Multinational oil companies radically changing the way they strike contracts to share what they discover with countries where they drill. Four partners at Booz & Co. recently wrote about how Middle Eastern countries are reassessing these production-sharing agreements. Countries like Iraq and the Gulf states are driven by the fact that the crude they pump out of the ground is worth a lot more when it’s refined in plants nearby into chemicals and plastics rather than put in a tanker and shipped abroad. It seems that the man who gave Benjamin career advice in “The Graduate,” was correct all along.

Because a small Gulf state would like to keep more of its oil in nearby chemical refineries, these nations are becoming more aggressive about how much they hold onto when the oil is discovered. Part of their desire to use more oil for higher-margin chemicals stems from concerns that worldwide demand for oil will drop in the coming year. The National Bank of Kuwait expects demand to decline between 1.2 and 1.6 million barrels per day (or 1.4 to 1.8 percent) as governments seek to reduce their own budget deficits and central banks move to raise interest rates to more normal levels, says NBK.
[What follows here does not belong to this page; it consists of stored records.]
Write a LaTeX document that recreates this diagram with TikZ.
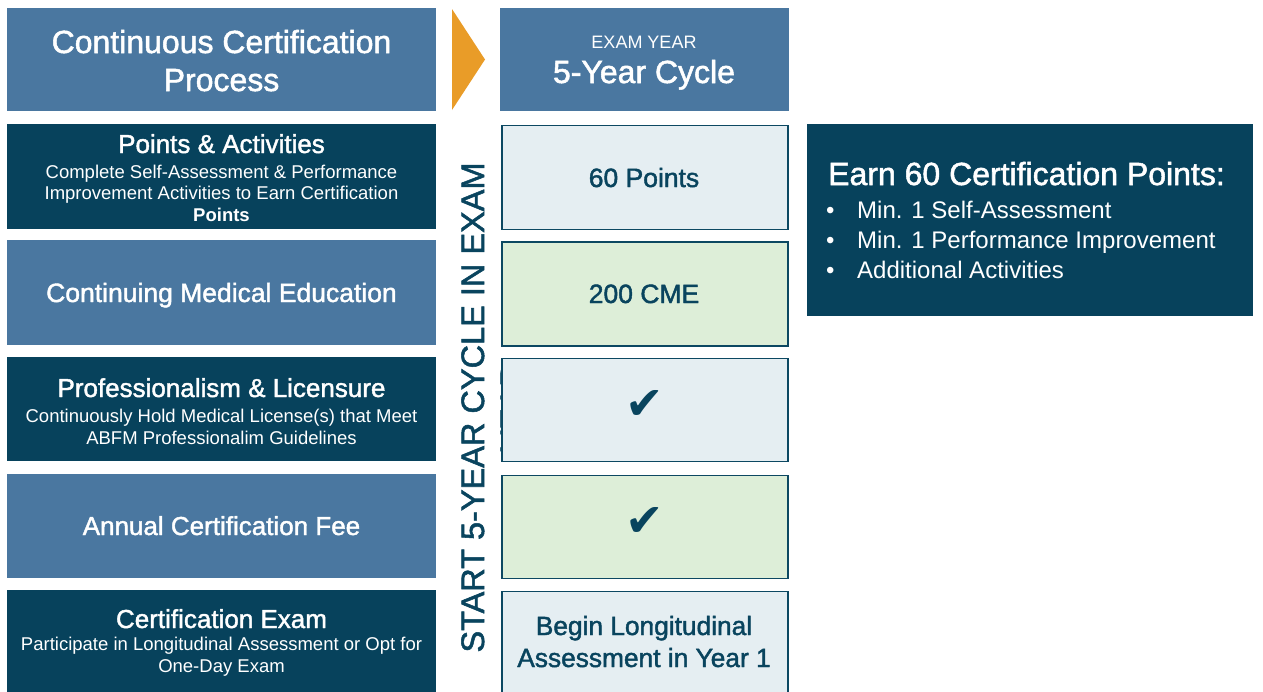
\documentclass[tikz,border=0pt]{standalone}
\usepackage{fontspec}
\setmainfont{Liberation Sans}
\newfontfamily\medfont[FakeBold=1.6]{Liberation Sans}
\newfontfamily\symfont{DejaVu Sans}
\definecolor{midblue}{RGB}{74,119,160}
\definecolor{darkteal}{RGB}{7,66,92}
\definecolor{orng}{RGB}{233,156,40}
\definecolor{lightbox}{RGB}{229,238,242}
\definecolor{greenbox}{RGB}{221,238,216}
\definecolor{boxline}{RGB}{12,72,98}
\definecolor{boxtext}{RGB}{9,68,94}
\newcommand{\fs}[1]{\fontsize{#1}{#1}\selectfont}
\begin{document}
\begin{tikzpicture}[x=1pt,y=-1pt,
  leftbox/.style={inner sep=0pt, anchor=north west, minimum width=429pt, minimum height=#1},
  midbox/.style={draw=boxline, line width=1.8pt, inner sep=0pt, anchor=north west, minimum width=286pt, minimum height=#1},
  wtxt/.style={text=white, inner sep=0pt, anchor=base},
  dtxt/.style={text=boxtext, inner sep=0pt, anchor=base},
  chk/.style={text=boxtext, inner sep=0pt, font=\symfont\fs{46}}
]
\useasboundingbox (0,0) rectangle (1263,691);
\fill[white] (0,0) rectangle (1263,691);

% left column
\node[leftbox=103pt, fill=midblue] (L0) at (7,8) {};
\node[leftbox=105pt, fill=darkteal] (L1) at (7,124) {};
\node[leftbox=105pt, fill=midblue] (L2) at (7,240) {};
\node[leftbox=104pt, fill=darkteal] (L3) at (7,357) {};
\node[leftbox=104pt, fill=midblue] (L4) at (7,474) {};
\node[leftbox=102pt, fill=darkteal] (L5) at (7,590) {};

\node[wtxt, font=\medfont\fs{32}] (t0a) at (221.5,53) {Continuous Certification};
\node[wtxt, font=\medfont\fs{32}] (t0b) at (221.5,91) {Process};

\node[wtxt, font=\medfont\fs{26}] (t1a) at (221.5,153) {Points \& Activities};
\node[wtxt, font=\fs{18.5}] (t1b) at (221.5,178) {Complete Self-Assessment \& Performance};
\node[wtxt, font=\fs{18.5}] (t1c) at (221.5,199.5) {Improvement Activities to Earn Certification};
\node[wtxt, font=\bfseries\fs{18.5}] (t1d) at (221.5,221) {Points};

\node[wtxt, font=\medfont\fs{26.5}] (t2a) at (221.5,302) {Continuing Medical Education};

\node[wtxt, font=\medfont\fs{26}] (t3a) at (221.5,397) {Professionalism \& Licensure};
\node[wtxt, font=\fs{18.5}] (t3b) at (221.5,422) {Continuously Hold Medical License(s) that Meet};
\node[wtxt, font=\fs{18.5}] (t3c) at (221.5,444) {ABFM Professionalim Guidelines};

\node[wtxt, font=\medfont\fs{26}] (t4a) at (221.5,535) {Annual Certification Fee};

\node[wtxt, font=\medfont\fs{26}] (t5a) at (221.5,628) {Certification Exam};
\node[wtxt, font=\fs{18.5}] (t5b) at (221.5,650) {Participate in Longitudinal Assessment or Opt for};
\node[wtxt, font=\fs{18.5}] (t5c) at (221.5,672) {One-Day Exam};

% arrow
\fill[orng] (452,9) -- (485,59.5) -- (452,110) -- cycle;

% vertical text (second line partly hidden behind the boxes)
\node[dtxt, rotate=90, font=\medfont\fs{32.5}] (vt2) at (523,407.5) {YEAR};
\node[dtxt, rotate=90, font=\medfont\fs{32.5}] (vt1) at (484,407.5) {START 5-YEAR CYCLE IN EXAM};

% middle column
\node[leftbox=103pt, minimum width=289pt, fill=midblue] (M0) at (500,8) {};
\node[wtxt, font=\fs{18}] (m0a) at (644,48.5) {EXAM YEAR};
\node[wtxt, font=\medfont\fs{32}] (m0b) at (644,83) {5-Year Cycle};

\node[midbox=104pt, fill=lightbox] (M1) at (501,124.5) {};
\node[midbox=104pt, fill=greenbox] (M2) at (501,241) {};
\node[midbox=103pt, fill=lightbox] (M3) at (501,357.5) {};
\node[midbox=103pt, fill=greenbox] (M4) at (501,474.5) {};
\node[midbox=103pt, fill=lightbox] (M5) at (501,590.5) {};

\node[dtxt, font=\medfont\fs{26.5}] (m1) at (644,187) {60 Points};
\node[dtxt, font=\medfont\fs{26.5}] (m2) at (644,303) {200 CME};
\node[chk] (m3) at (645,405) {✔};
\node[chk] (m4) at (645,522) {✔};
\node[dtxt, font=\medfont\fs{26.3}] (m5a) at (644,635) {Begin Longitudinal};
\node[dtxt, font=\medfont\fs{26.3}] (m5b) at (644,667) {Assessment in Year 1};

% right box
\node[leftbox=192pt, minimum width=446pt, fill=darkteal] (R) at (807,124) {};
\node[text=white, inner sep=0pt, anchor=base west, font=\medfont\fs{32}] (r0) at (828,185) {Earn 60 Certification Points:};
\node[text=white, inner sep=0pt, anchor=base west, font=\fs{24}] (r1) at (826,218) {•};
\node[text=white, inner sep=0pt, anchor=base west, font=\fs{24}] (r1t) at (857,218) {Min. 1 Self-Assessment};
\node[text=white, inner sep=0pt, anchor=base west, font=\fs{24}] (r2) at (826,248) {•};
\node[text=white, inner sep=0pt, anchor=base west, font=\fs{24}] (r2t) at (857,248) {Min. 1 Performance Improvement};
\node[text=white, inner sep=0pt, anchor=base west, font=\fs{24}] (r3) at (826,278) {•};
\node[text=white, inner sep=0pt, anchor=base west, font=\fs{24}] (r3t) at (857,278) {Additional Activities};
\end{tikzpicture}
\end{document}
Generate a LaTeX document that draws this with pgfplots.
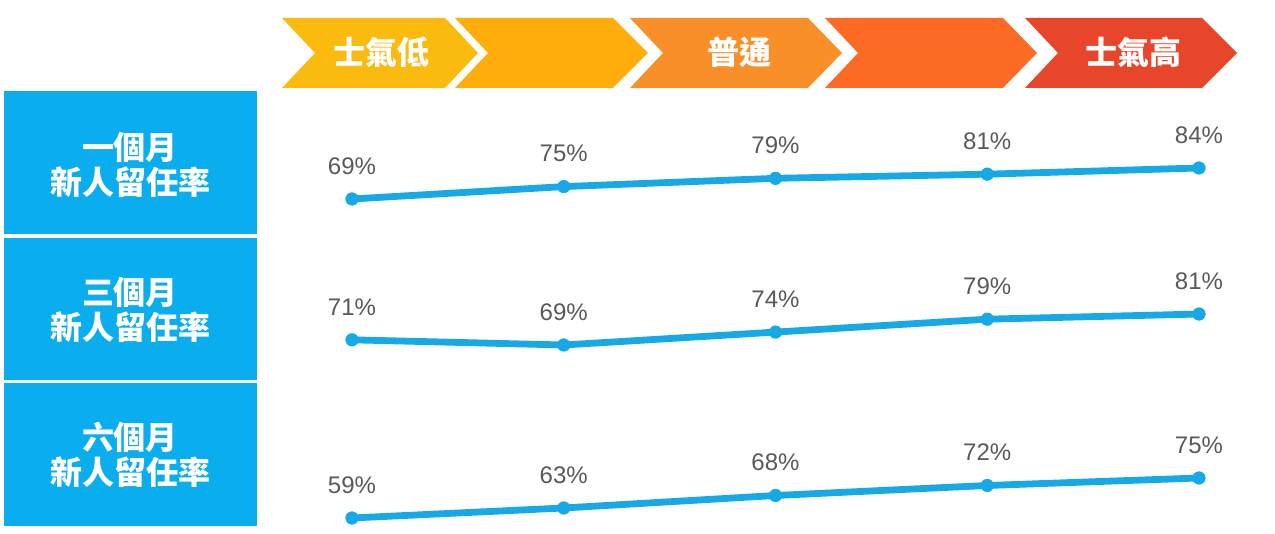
\documentclass[border=0pt]{standalone}
\usepackage{pgfplots}
\pgfplotsset{compat=1.18}
\usepackage{fontspec}
\setmainfont{Liberation Sans}
\newfontfamily\cjk{Noto Sans CJK TC}
\definecolor{boxblue}{HTML}{0AAEEF}
\definecolor{lineblue}{HTML}{16A9E6}
\definecolor{labelgray}{HTML}{595959}
\definecolor{cA}{HTML}{FBBA0E}
\definecolor{cB}{HTML}{FFAD0A}
\definecolor{cC}{HTML}{F98F28}
\definecolor{cD}{HTML}{FC6A24}
\definecolor{cE}{HTML}{E8462A}
\pgfplotsset{
  rowaxis/.style={
    anchor=south west, x=105.875pt, xmin=0, xmax=4,
    hide axis, clip=false, scale only axis, enlargelimits=false,
    /pgf/number format/assume math mode=true,
  },
  rowplot/.style={
    color=lineblue, line width=3.4pt, line join=round, line cap=round,
    mark=*, mark size=3.1pt, mark options={solid, fill=lineblue, draw=lineblue, line width=0.4pt},
    point meta=y,
    nodes near coords={\pgfmathprintnumber[assume math mode=true]{\pgfplotspointmeta}\%},
    every node near coord/.style={anchor=center, yshift=16.5pt, text=labelgray,
      font=\fontsize{12}{14}\selectfont},
  },
}
\begin{document}
\begin{tikzpicture}[x=0.5pt,y=0.5pt]
\useasboundingbox (0,0) rectangle (1275,534);
% left boxes
\fill[boxblue] (4,443) rectangle (257,300);
\fill[boxblue] (4,296) rectangle (257,154);
\fill[boxblue] (4,151) rectangle (257,8);
\tikzset{boxtxt/.style={text=white, align=center, font=\cjk\bfseries\fontsize{16}{17.5}\selectfont}}
\node[boxtxt] at (130,369) {一個月\\新人留任率};
\node[boxtxt] at (130,224) {三個月\\新人留任率};
\node[boxtxt] at (130,79) {六個月\\新人留任率};
% chevrons
\fill[cA] (282,516) -- (445,516) -- (478,481) -- (445,446) -- (282,446) -- (315,481) -- cycle;
\fill[cB] (455,516) -- (613,516) -- (648,481) -- (613,446) -- (455,446) -- (488,481) -- cycle;
\fill[cC] (630,516) -- (808,516) -- (842,481) -- (808,446) -- (630,446) -- (663,481) -- cycle;
\fill[cD] (825,516) -- (1003,516) -- (1037,481) -- (1003,446) -- (825,446) -- (858,481) -- cycle;
\fill[cE] (1025,516) -- (1202,516) -- (1237,481) -- (1202,446) -- (1025,446) -- (1058,481) -- cycle;
\tikzset{chevtxt/.style={text=white, font=\cjk\bfseries\fontsize{16}{18}\selectfont}}
\node[chevtxt] at (381,482) {士氣低};
\node[chevtxt] at (739,482) {普通};
\node[chevtxt] at (1133,482) {士氣高};
% row 1
\begin{axis}[rowaxis, at={(176pt,167.5pt)}, y=1.0333pt, ymin=69, ymax=84]
\addplot[rowplot] coordinates {(0,69) (1,75) (2,79) (3,81) (4,84)};
\end{axis}
% row 2
\begin{axis}[rowaxis, at={(176pt,94.5pt)}, y=1.29pt, ymin=69, ymax=81]
\addplot[rowplot] coordinates {(0,71) (1,69) (2,74) (3,79) (4,81)};
\end{axis}
% row 3
\begin{axis}[rowaxis, at={(176pt,8pt)}, y=1.25pt, ymin=59, ymax=75]
\addplot[rowplot] coordinates {(0,59) (1,63) (2,68) (3,72) (4,75)};
\end{axis}
\end{tikzpicture}
\end{document}
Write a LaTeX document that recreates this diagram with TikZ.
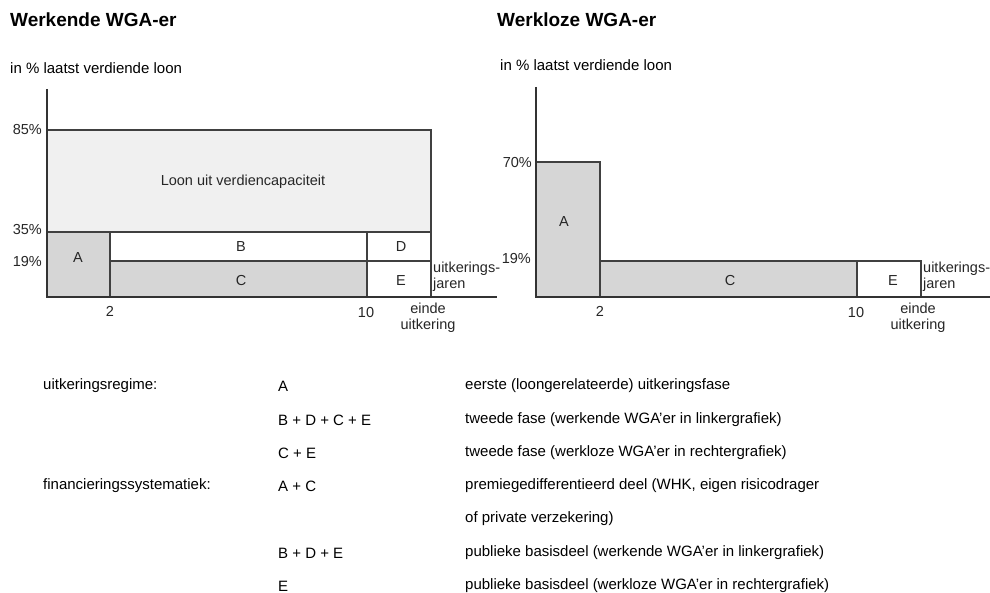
\documentclass[tikz,border=0pt]{standalone}
\usepackage{fontspec}
\setmainfont{Liberation Sans}
\begin{document}
\begin{tikzpicture}[x=1pt, y=-1pt,
    title/.style={font=\fontsize{19}{21}\selectfont\bfseries, anchor=west, inner sep=0pt},
    unit/.style={font=\fontsize{15}{17}\selectfont, anchor=west, inner sep=0pt},
    lbl/.style={font=\fontsize{14.5}{16}\selectfont, inner sep=0pt, text=black!85},
    leg/.style={font=\fontsize{15}{17}\selectfont, anchor=west, inner sep=0pt},
    part/.style={draw=black!75, line width=1.2pt},
    axis/.style={draw=black!80, line width=1.6pt}]
    \useasboundingbox (0,0) rectangle (990,593);

    % Werkende WGA-er
    \node[title] (t1) at (10,20) {Werkende WGA-er};
    \node[unit] (u1) at (10,68) {in \% laatst verdiende loon};
    \draw[part, fill=black!6] (47,130) rectangle (431,232);
    \draw[part, fill=black!16] (47,232) rectangle (110,297);
    \draw[part, fill=white] (110,232) rectangle (367,261);
    \draw[part, fill=black!16] (110,261) rectangle (367,297);
    \draw[part, fill=white] (367,232) rectangle (431,261);
    \draw[part, fill=white] (367,261) rectangle (431,297);
    \coordinate (top1) at (47,89);
    \coordinate (org1) at (47,297);
    \coordinate (end1) at (497,297);
    \draw[axis] (top1) -- (org1) -- (end1);
    \node[lbl] (loon) at (243,182) {Loon uit verdiencapaciteit};
    \node[lbl] (a1) at (78,258) {A};
    \node[lbl] (b1) at (241,247) {B};
    \node[lbl] (c1) at (241,281) {C};
    \node[lbl] (d1) at (401,247) {D};
    \node[lbl] (e1) at (401,281) {E};
    \node[lbl, anchor=east] (p85) at (42,130) {85\%};
    \node[lbl, anchor=east] (p35) at (42,230) {35\%};
    \node[lbl, anchor=east] (p19a) at (42,262) {19\%};
    \node[lbl] (x2a) at (110,311) {2};
    \node[lbl] (x10a) at (366,313) {10};
    \node[lbl, align=center] (eind1) at (428,318) {einde\\uitkering};
    \node[lbl, anchor=west, align=left] (jr1) at (433,277) {uitkerings-\\jaren};

    % Werkloze WGA-er
    \node[title] (t2) at (497,20) {Werkloze WGA-er};
    \node[unit] (u2) at (500,65) {in \% laatst verdiende loon};
    \draw[part, fill=black!16] (536,162) rectangle (600,297);
    \draw[part, fill=black!16] (600,261) rectangle (857,297);
    \draw[part, fill=white] (857,261) rectangle (921,297);
    \coordinate (top2) at (536,87);
    \coordinate (org2) at (536,297);
    \coordinate (end2) at (990,297);
    \draw[axis] (top2) -- (org2) -- (end2);
    \node[lbl] (a2) at (564,222) {A};
    \node[lbl] (c2) at (730,281) {C};
    \node[lbl] (e2) at (893,281) {E};
    \node[lbl, anchor=east] (p70) at (532,163) {70\%};
    \node[lbl, anchor=east] (p19b) at (531,259) {19\%};
    \node[lbl] (x2b) at (600,311) {2};
    \node[lbl] (x10b) at (856,313) {10};
    \node[lbl, align=center] (eind2) at (918,318) {einde\\uitkering};
    \node[lbl, anchor=west, align=left] (jr2) at (923,277) {uitkerings-\\jaren};

    % Legenda
    \node[leg] (r1a) at (43,386) {uitkeringsregime:};
    \node[leg] (r1b) at (278,386) {A};
    \node[leg] (r1c) at (465,386) {eerste (loongerelateerde) uitkeringsfase};
    \node[leg] (r2b) at (278,420) {B + D + C + E};
    \node[leg] (r2c) at (465,420) {tweede fase (werkende WGA'er in linkergrafiek)};
    \node[leg] (r3b) at (278,453) {C + E};
    \node[leg] (r3c) at (465,453) {tweede fase (werkloze WGA'er in rechtergrafiek)};
    \node[leg] (r4a) at (43,486) {financieringssystematiek:};
    \node[leg] (r4b) at (278,486) {A + C};
    \node[leg] (r4c) at (465,486) {premiegedifferentieerd deel (WHK, eigen risicodrager};
    \node[leg] (r5c) at (465,519) {of private verzekering)};
    \node[leg] (r6b) at (278,553) {B + D + E};
    \node[leg] (r6c) at (465,553) {publieke basisdeel (werkende WGA'er in linkergrafiek)};
    \node[leg] (r7b) at (278,586) {E};
    \node[leg] (r7c) at (465,586) {publieke basisdeel (werkloze WGA'er in rechtergrafiek)};
\end{tikzpicture}
\end{document}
Until recently, the classic production-sharing agreement common in oil-rich Middle East countries allowed a foreign oil company to receive a percentage of whatever oil it helped produce. According to the Booz & Co. report, Iraq, for one, now favors service contracts with international oil companies that call for production thresholds.

When the wells have extracted oil up to the predefined limit, the companies get a fee for each barrel of oil produced above and beyond that limit. Unlike what was typical in the past, however, the company doesn’t own the oil extracted above the threshold – Iraq does. “The contract also stipulates a plateau production target that the consortium must achieve within seven years and then maintain for an additional seven years,” according to the Booz report.

Chemicals and plastics are the future of the Middle East refineries. Because this new type of service contract is an attempt at increasing the domestic country’s share, it’s a boon for companies that provide equipment and services needed to drill deeper and for longer periods of time. The new way to expose an investment portfolio to the unpredictable energy sector: buy stocks of oilfield-service firms that provide the big multinationals with drilling equipment, rigs, and even geological surveys.